# FastOrange's 2013 Cruze 1LT Build



## BrandoFisher117 (Mar 14, 2016)

Welcome! I like it! ccasion14:


----------



## smithy22 (Apr 11, 2016)

It looks great!


----------



## obermd (Mar 3, 2012)

Nice. Welcome to CruzeTalk. Looks like you're located somewhere in western North America.


----------



## Fastorange (Jul 7, 2016)

obermd said:


> Nice. Welcome to CruzeTalk. Looks like you're located somewhere in western North America.


interior of BC

Sent from my SM-G920W8 using Tapatalk


----------



## Fastorange (Jul 7, 2016)

installed LED fogs, used factory fog light switch i got from rockauto

Sent from my SM-G920W8 using Tapatalk


----------



## 1988gmc355 (Jul 20, 2016)

I like those a lot! I am going to get the factory GM kit to install on my ECO so I can have actual fogs in the rain and fog.


----------



## Fastorange (Jul 7, 2016)

1988gmc355 said:


> I like those a lot! I am going to get the factory GM kit to install on my ECO so I can have actual fogs in the rain and fog.

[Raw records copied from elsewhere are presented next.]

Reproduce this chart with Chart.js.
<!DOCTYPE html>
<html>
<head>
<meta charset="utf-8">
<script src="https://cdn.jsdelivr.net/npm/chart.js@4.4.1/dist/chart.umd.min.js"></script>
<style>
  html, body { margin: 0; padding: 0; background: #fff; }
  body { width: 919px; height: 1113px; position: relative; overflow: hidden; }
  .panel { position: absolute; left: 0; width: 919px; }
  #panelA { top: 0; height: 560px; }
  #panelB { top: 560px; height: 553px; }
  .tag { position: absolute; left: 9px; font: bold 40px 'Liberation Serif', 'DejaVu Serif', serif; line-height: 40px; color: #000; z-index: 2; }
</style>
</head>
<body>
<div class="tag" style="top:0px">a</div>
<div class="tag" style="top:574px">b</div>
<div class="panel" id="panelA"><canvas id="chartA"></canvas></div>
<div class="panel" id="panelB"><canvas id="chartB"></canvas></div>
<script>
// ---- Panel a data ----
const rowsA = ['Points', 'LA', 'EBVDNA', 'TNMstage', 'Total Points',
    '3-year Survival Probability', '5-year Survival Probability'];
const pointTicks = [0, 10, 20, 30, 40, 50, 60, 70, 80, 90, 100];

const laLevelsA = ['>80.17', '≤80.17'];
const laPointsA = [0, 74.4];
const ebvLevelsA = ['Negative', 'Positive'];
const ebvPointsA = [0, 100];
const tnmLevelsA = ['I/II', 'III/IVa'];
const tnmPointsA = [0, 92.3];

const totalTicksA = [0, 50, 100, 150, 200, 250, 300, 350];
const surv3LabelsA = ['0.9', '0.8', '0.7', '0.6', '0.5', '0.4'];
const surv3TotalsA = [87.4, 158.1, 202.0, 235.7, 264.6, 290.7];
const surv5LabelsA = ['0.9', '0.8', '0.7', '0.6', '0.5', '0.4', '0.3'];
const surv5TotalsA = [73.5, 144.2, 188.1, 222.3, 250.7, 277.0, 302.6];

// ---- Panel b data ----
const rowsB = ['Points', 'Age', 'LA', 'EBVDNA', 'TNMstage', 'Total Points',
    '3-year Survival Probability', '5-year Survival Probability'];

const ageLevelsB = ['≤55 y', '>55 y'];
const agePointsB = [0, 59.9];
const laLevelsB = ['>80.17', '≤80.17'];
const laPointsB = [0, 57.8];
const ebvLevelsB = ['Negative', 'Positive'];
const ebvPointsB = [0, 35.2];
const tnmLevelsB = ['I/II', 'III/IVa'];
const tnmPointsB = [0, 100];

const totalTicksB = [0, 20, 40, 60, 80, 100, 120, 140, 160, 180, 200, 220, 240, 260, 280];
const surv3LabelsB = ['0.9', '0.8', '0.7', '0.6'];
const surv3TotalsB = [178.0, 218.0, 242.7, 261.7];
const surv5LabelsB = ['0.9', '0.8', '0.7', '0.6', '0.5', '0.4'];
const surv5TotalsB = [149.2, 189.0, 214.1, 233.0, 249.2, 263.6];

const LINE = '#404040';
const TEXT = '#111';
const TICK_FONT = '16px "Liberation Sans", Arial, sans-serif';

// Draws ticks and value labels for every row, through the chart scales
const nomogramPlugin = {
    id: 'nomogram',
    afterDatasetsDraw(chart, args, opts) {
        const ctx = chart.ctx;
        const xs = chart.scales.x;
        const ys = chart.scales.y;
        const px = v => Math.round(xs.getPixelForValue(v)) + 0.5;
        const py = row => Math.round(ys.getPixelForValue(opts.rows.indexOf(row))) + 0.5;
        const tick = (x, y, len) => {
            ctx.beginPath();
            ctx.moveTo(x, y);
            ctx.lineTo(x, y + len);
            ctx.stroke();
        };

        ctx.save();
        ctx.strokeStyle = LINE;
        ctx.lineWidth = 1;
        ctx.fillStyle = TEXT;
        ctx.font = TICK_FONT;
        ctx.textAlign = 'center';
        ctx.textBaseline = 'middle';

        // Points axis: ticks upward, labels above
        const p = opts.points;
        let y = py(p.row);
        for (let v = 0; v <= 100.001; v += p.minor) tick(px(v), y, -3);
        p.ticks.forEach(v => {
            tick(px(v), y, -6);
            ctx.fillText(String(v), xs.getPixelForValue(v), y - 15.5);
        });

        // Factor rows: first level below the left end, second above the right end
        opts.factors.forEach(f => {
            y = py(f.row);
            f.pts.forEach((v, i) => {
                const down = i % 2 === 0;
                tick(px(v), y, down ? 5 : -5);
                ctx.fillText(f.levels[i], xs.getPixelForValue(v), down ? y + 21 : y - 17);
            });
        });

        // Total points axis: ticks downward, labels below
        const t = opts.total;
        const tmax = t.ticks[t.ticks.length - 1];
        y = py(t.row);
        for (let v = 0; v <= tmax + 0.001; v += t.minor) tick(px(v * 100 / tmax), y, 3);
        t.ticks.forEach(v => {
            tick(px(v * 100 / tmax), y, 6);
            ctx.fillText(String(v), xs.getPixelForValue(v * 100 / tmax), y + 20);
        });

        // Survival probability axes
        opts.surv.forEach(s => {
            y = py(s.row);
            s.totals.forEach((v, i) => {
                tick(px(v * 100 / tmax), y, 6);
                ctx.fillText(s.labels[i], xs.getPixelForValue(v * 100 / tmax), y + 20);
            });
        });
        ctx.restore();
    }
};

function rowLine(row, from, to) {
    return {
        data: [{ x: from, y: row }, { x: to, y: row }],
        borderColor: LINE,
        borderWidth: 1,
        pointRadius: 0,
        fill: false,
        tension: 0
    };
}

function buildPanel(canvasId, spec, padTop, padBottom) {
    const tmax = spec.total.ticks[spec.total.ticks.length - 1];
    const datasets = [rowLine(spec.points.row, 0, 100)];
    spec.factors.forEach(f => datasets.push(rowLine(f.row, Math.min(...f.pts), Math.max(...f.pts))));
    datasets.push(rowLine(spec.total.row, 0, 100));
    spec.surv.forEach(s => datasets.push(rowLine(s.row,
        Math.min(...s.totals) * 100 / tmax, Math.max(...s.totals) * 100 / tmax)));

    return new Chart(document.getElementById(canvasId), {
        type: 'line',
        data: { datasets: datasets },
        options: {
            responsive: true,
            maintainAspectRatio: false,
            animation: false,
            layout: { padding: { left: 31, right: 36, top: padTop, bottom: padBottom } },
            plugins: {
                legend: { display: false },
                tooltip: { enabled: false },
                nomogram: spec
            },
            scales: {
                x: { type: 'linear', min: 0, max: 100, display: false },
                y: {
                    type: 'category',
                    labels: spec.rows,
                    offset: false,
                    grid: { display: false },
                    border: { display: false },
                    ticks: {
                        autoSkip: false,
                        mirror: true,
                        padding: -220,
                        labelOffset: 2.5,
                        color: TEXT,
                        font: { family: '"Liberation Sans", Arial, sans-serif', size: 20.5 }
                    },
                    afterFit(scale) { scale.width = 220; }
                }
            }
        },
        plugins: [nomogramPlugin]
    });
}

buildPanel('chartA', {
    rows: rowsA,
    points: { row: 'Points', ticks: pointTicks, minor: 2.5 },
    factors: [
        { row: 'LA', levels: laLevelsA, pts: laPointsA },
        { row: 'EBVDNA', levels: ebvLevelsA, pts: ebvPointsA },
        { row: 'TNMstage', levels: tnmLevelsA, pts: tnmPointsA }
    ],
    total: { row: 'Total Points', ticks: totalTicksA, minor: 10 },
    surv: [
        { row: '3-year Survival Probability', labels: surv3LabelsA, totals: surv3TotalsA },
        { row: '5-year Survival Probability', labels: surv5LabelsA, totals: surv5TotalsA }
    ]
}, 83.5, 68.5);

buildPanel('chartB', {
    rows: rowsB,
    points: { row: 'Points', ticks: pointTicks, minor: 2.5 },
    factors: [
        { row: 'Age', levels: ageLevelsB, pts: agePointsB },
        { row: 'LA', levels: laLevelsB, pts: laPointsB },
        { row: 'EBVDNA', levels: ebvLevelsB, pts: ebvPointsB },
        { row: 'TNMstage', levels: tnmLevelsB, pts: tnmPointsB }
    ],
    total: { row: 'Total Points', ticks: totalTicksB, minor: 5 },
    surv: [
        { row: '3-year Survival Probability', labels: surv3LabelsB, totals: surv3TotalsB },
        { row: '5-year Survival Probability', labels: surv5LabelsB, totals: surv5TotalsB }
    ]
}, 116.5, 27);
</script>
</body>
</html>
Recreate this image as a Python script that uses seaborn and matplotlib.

thanks! these suck as lights, **** near no light output, only good for looks

Sent from my SM-G920W8 using Tapatalk


----------



## evo77 (Sep 5, 2011)

Even though they go in the fog location they are not designed as a fog lamp. They are a daytime running lamp so the light will scatter to be seen. Although I'd venture to say they aren't as bright as OE drl systems so their only purpose is to be a position light. 

Sent from my SM-G900T using Tapatalk


----------



## Fastorange (Jul 7, 2016)

evo77 said:


> Even though they go in the fog location they are not designed as a fog lamp. They are a daytime running lamp so the light will scatter to be seen. Although I'd venture to say they aren't as bright as OE drl systems so their only purpose is to be a position light.
> 
> Sent from my SM-G900T using Tapatalk


i think your right, ill upgrade at some point. not impressed with these made in china things. already full of condensation. 

Sent from my SM-G920W8 using Tapatalk


----------